6. H.SATHIAMOORTHY says:

My dear Mr Parmer ,
I am working on a project in Rajasthan where 11KV/0.433KV , three phase three wire system is being used . Whereever 230 V supply is required for Power and lighting , they are using 440V/ 230V lighting transformers . The lighting transformers are provided with earth and it is earthed .The client wants me to follow the same system even though I am not convinced to follow the same system. As the unit is connected with oil and gas plants , they want to use CBCT,RCBO,ELCB etc to the great extent . Please study and give your observations on the existing system.

H.SATHIAMOORTHY

7. kisssnaxn says:

Hi,

i want to know for the protection of equipment and tower in communication which lightening protection method is better. Lightening rod connected to bonding of body earthing or separate lightening earthing and separate for body earthing.

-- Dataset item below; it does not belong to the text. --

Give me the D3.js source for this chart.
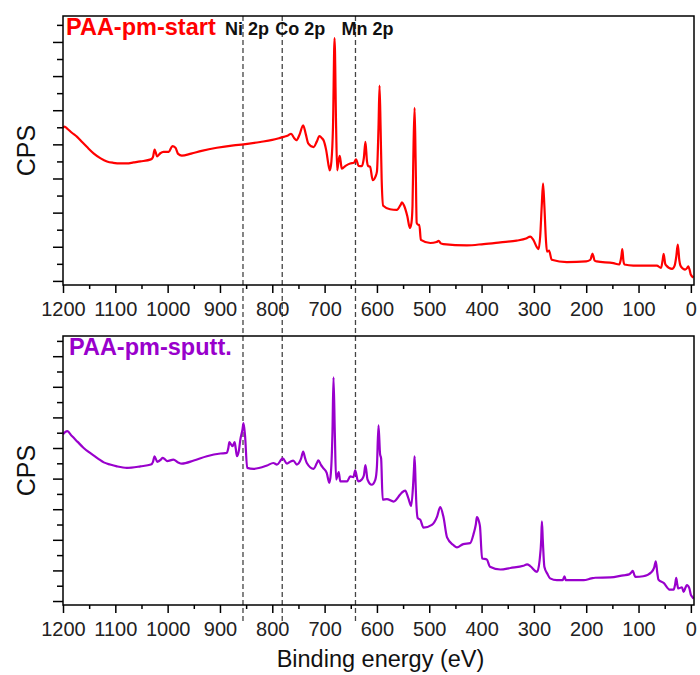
<!DOCTYPE html>
<html>
<head>
<meta charset="utf-8">
<script src="https://cdn.jsdelivr.net/npm/d3@7"></script>
<style>
  html, body { margin: 0; padding: 0; background: #fff; }
  svg { display: block; font-family: "Liberation Sans", Arial, sans-serif; }
</style>
</head>
<body>
<svg id="chart" width="700" height="675"></svg>
<script>
// ---------------- DATA ----------------
const xTickValues = [1200, 1100, 1000, 900, 800, 700, 600, 500, 400, 300, 200, 100, 0];
const xMinorTickValues = [1150, 1050, 950, 850, 750, 650, 550, 450, 350, 250, 150, 50];
const topYMajor = [0, 10, 20, 30, 40, 50, 60, 70];
const topYMinor = [5, 15, 25, 35, 45, 55, 65, 75];
const botYMajor = [0, 10, 20, 30, 40, 50, 60, 70, 80];
const botYMinor = [5, 15, 25, 35, 45, 55, 65, 75, 85];

const seriesNames = ["PAA-pm-start", "PAA-pm-sputt."];
const seriesColors = ["#ff0000", "#9900cc"];

const markerLabels = ["Ni 2p", "Co 2p", "Mn 2p"];
const markerEnergies = [856, 781, 641];

// binding energy (eV), CPS (arb. units)
const startData = [
  [1200,44.8],[1197,45.2],[1192,44.6],[1183,43.4],[1173,42.2],[1163,40.6],[1154,39.2],[1141,37.3],[1128,35.9],
  [1116,35.0],[1104,34.6],[1090,34.4],[1078,34.4],[1065,34.7],[1052,35.0],
  [1032,35.6],[1028,36.3],[1025,38.5],[1020,36.5],[1014,37.4],[1008,37.8],[998,37.8],[991,39.5],[985,39.0],
  [980,37.2],[973,36.7],[955,37.3],[935,38.1],[906,39.0],[874,39.7],[855,40.0],[823,40.7],[800,41.3],
  [785,41.9],[778,42.2],[770,42.6],[764,43.1],[758,41.8],[754,41.2],[748,42.8],[741,45.6],[736,43.0],
  [731,40.2],[721,39.2],[715,40.8],[710,42.4],[705,41.8],[702,41.2],[697,38.3],[692,33.5],[690,32.4],
  [687,35],[684,45],[681,71.1],[678,45],[676,32.4],[673,35.5],[671,36.6],[668,33.5],[667,32.9],[660,33.7],
  [651,34.4],[644,34.6],[640,35.6],[635,33.7],[629,33.6],[625,36],[622,40.7],[619,35],[617,33.7],[613,33.4],
  [608,29.5],[603,30.5],[600,32],[597,45],[595,57.2],[593,45],[591,30],[588,22.0],[575,21.0],[562,20.8],
  [555,22.2],[552,23.0],[548,22],[542,19],[537,15.5],[534,17],[532,22],[530,40],[528,50.7],[526,35],
  [524,17],[521,16.4],[519,16.4],[516,12.0],[498,11.1],[486,11.4],[482,11.7],[478,11],[473,10.8],
  [428,10.4],[396,10.8],[364,11.3],[333,11.8],[315,12.4],[307,13.0],[301,12.0],[294,9.8],[291,9.3],
  [288,13],[285,22],[282.5,28.6],[280,22],[277,12],[275,8.6],[271,8.9],[266,6.2],[237,5.5],[200,5.7],
  [192,6.2],[188,8.0],[184,6.0],[180,5.7],[148,5.2],[137,4.8],[133,7],[131,9.3],[129,6],[127,4.8],
  [110,4.5],[65,4.5],[57,3.8],[54,6],[52,7.9],[49,5],[47,4.5],[36,3.5],[31,4.5],[28,7],[25,10.6],
  [22,6],[20,4.5],[15,3.6],[11,3.3],[7,3.8],[5,4.3],[2,3],[0,1.8],[-5,1.0]
];

const sputtData = [
  [1200,54.5],[1195,55.3],[1192,55.5],[1183,53.9],[1172,52.0],[1161,50.1],[1151,48.7],[1141,47.5],[1131,46.3],
  [1122,45.3],[1110,44.6],[1097,44.0],[1078,43.5],
  [1052,44.0],[1032,44.6],[1028,45.5],[1025,47.3],[1020,45.5],[1013,46.2],[1010,46.8],[1005,46.3],[1001,45.7],
  [989,46.2],[980,45.3],[973,44.9],[950,45.9],[925,47.3],[899,48.2],[887,48.4],[884,50],[882,51.9],[876,50.6],
  [872,51.9],[870,50],[867.5,47.3],[864,49],[861,52.8],[857,56],[855,58.1],[852,53.9],[848,43.5],[836,43.2],
  [810,44.3],[798,45.1],[791,44.6],[780,46.6],[772,44.9],[765,45.6],[760,45.9],[753,44.6],[745,46.5],
  [741,48.8],[737,46.5],[734,45.1],[721,43.2],[715,45],[712,46.0],[707,44.5],[703,43.5],[696,41.9],
  [691,38.6],[688,41.9],[685,55],[683,73.1],[680.5,55],[678,39.7],[673,42.1],[670,39.1],[657,39.1],
  [651,40.7],[645,40.5],[641.5,42.7],[637,39.5],[635,39.1],[629,39.7],[625,41],[622,44.4],[618,39.7],
  [610,38.0],[603,39.7],[600,44],[597,57.4],[594,48],[592,46.6],[589,33.1],[581,33.3],[568,32.5],
  [556,34.7],[552,35.5],[546,36.1],[540,33.6],[534.5,31.1],[531,37.5],[529,44],[528,47.3],[526,38],
  [525,33.1],[522,27.1],[517,26.5],[511,24.0],[495,24.9],[485,27.6],[479,30.7],[473,27.6],[466,20.8],
  [454,18.3],[447,17.5],[435,18.6],[422,18.9],[415,22.1],[411,25],[409,27.4],[405,26],[403,24.3],
  [399,13.9],[390,13.6],[384,11.2],[364,10.3],[345,10.8],[320,11.5],[313,12.0],[307,11.4],[294,9.5],
  [289,13.4],[286,20],[284.7,26.0],[283,20],[280,11.2],[274,8.8],[269,7.4],[256,6.8],[245,6.8],
  [243,7.5],[241.5,8.1],[239,6.8],[237,6.8],[205,6.8],[190,7.4],[183,7.6],[154,7.7],[129,8.4],
  [118,8.7],[113,9.5],[111,9.9],[108,8.5],[106,7.9],[91,8.1],[75,9.5],[70,11],[67,13.0],[64,9],
  [62,7.0],[52,5.9],[40,3.7],[33,3.7],[30,5.5],[28,7.6],[26,5.5],[24,4.1],[17,4.5],[14,3.0],
  [10,4.5],[7.6,5.2],[3,4.2],[0,2],[-2,1.5],[-5,0.8]
];

// ---------------- LAYOUT ----------------
const svg = d3.select("#chart");
const left = 63, right = 694;
const panels = [
  { top: 16, bottom: 285, yDomain: [-1.2, 77.6], major: topYMajor, minor: topYMinor, data: startData,
    name: seriesNames[0], color: seriesColors[0], labelX: 66, labelY: 35 },
  { top: 336, bottom: 605, yDomain: [-1.3, 86.6], major: botYMajor, minor: botYMinor, data: sputtData,
    name: seriesNames[1], color: seriesColors[1], labelX: 69, labelY: 355 }
];

const x = d3.scaleLinear().domain([1200, -6]).range([left, right]);

// dashed marker lines spanning both panels
markerEnergies.forEach((e) => {
  svg.append("line")
    .attr("x1", x(e)).attr("x2", x(e))
    .attr("y1", 16).attr("y2", 622)
    .attr("stroke", "#444").attr("stroke-width", 1.3)
    .attr("stroke-dasharray", "5,3");
});

panels.forEach((p) => {
  const y = d3.scaleLinear().domain(p.yDomain).range([p.bottom, p.top]);
  const g = svg.append("g");

  // x axis (major + minor)
  const xAxis = d3.axisBottom(x).tickValues(xTickValues).tickSize(8).tickPadding(9).tickFormat(d3.format("d"));
  const gx = g.append("g").attr("transform", `translate(0,${p.bottom})`).call(xAxis);
  gx.select(".domain").remove();
  gx.selectAll(".tick line").attr("stroke", "#000").attr("stroke-width", 1.5);
  gx.selectAll(".tick text").attr("font-size", 20).attr("fill", "#222")
    .attr("font-family", "'Liberation Sans', Arial, sans-serif");
  const gxm = g.append("g").attr("transform", `translate(0,${p.bottom})`)
    .call(d3.axisBottom(x).tickValues(xMinorTickValues).tickSize(4).tickFormat(""));
  gxm.select(".domain").remove();
  gxm.selectAll(".tick line").attr("stroke", "#000").attr("stroke-width", 1.5);

  // y axis (ticks only, no labels)
  const gy = g.append("g").attr("transform", `translate(${left},0)`)
    .call(d3.axisLeft(y).tickValues(p.major).tickSize(10).tickFormat(""));
  gy.select(".domain").remove();
  gy.selectAll(".tick line").attr("stroke", "#000").attr("stroke-width", 1.5);
  const gym = g.append("g").attr("transform", `translate(${left},0)`)
    .call(d3.axisLeft(y).tickValues(p.minor).tickSize(6).tickFormat(""));
  gym.select(".domain").remove();
  gym.selectAll(".tick line").attr("stroke", "#000").attr("stroke-width", 1.5);

  // spectrum
  const line = d3.line().x(d => x(d[0])).y(d => y(d[1])).curve(d3.curveMonotoneX);
  g.append("path").datum(p.data)
    .attr("d", line).attr("fill", "none")
    .attr("stroke", p.color).attr("stroke-width", 2.2).attr("stroke-linejoin", "round");

  // frame
  g.append("rect")
    .attr("x", left).attr("y", p.top)
    .attr("width", right - left).attr("height", p.bottom - p.top)
    .attr("fill", "none").attr("stroke", "#000").attr("stroke-width", 1.5);

  // series label
  g.append("text").attr("x", p.labelX).attr("y", p.labelY)
    .attr("font-size", 23.5).attr("font-weight", "bold").attr("fill", p.color)
    .text(p.name);

  // y label
  g.append("text")
    .attr("transform", `translate(35,${(p.top + p.bottom) / 2}) rotate(-90)`)
    .attr("text-anchor", "middle").attr("font-size", 25).attr("fill", "#111")
    .text("CPS");
});

// marker labels
const labelOffsets = [-18, -7, -14];
markerLabels.forEach((t, i) => {
  svg.append("text")
    .attr("x", x(markerEnergies[i]) + labelOffsets[i]).attr("y", 35)
    .attr("font-size", 18).attr("font-weight", "bold").attr("fill", "#111")
    .text(t);
});

// x axis title
svg.append("text")
  .attr("x", (left + right) / 2 + 2).attr("y", 667)
  .attr("text-anchor", "middle").attr("font-size", 23.5).attr("fill", "#111")
  .text("Binding energy (eV)");
</script>
</body>
</html>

8. Kamthe Rajendra G says:

I want regulation constant table for various types of conductor

9. bijay says:

sir how to calculate VR of composite conductor i.e UG Cable and OH line

10. Narinder singh says:

who many voltage drop of Dog ACSR conductor as per kv/as per km on 11000 a.c crunnt

11. Yan Naing Tun says:

How can I calculate HT line voltage drop for CU/XLPE/ PVC cable in trench.
Please give me suggestion. I hope I will get one advice from you.

12. KRANTHI KIRAN says:

What is the rupees per MW.km value for 11 kV lines and for 33 kv lines?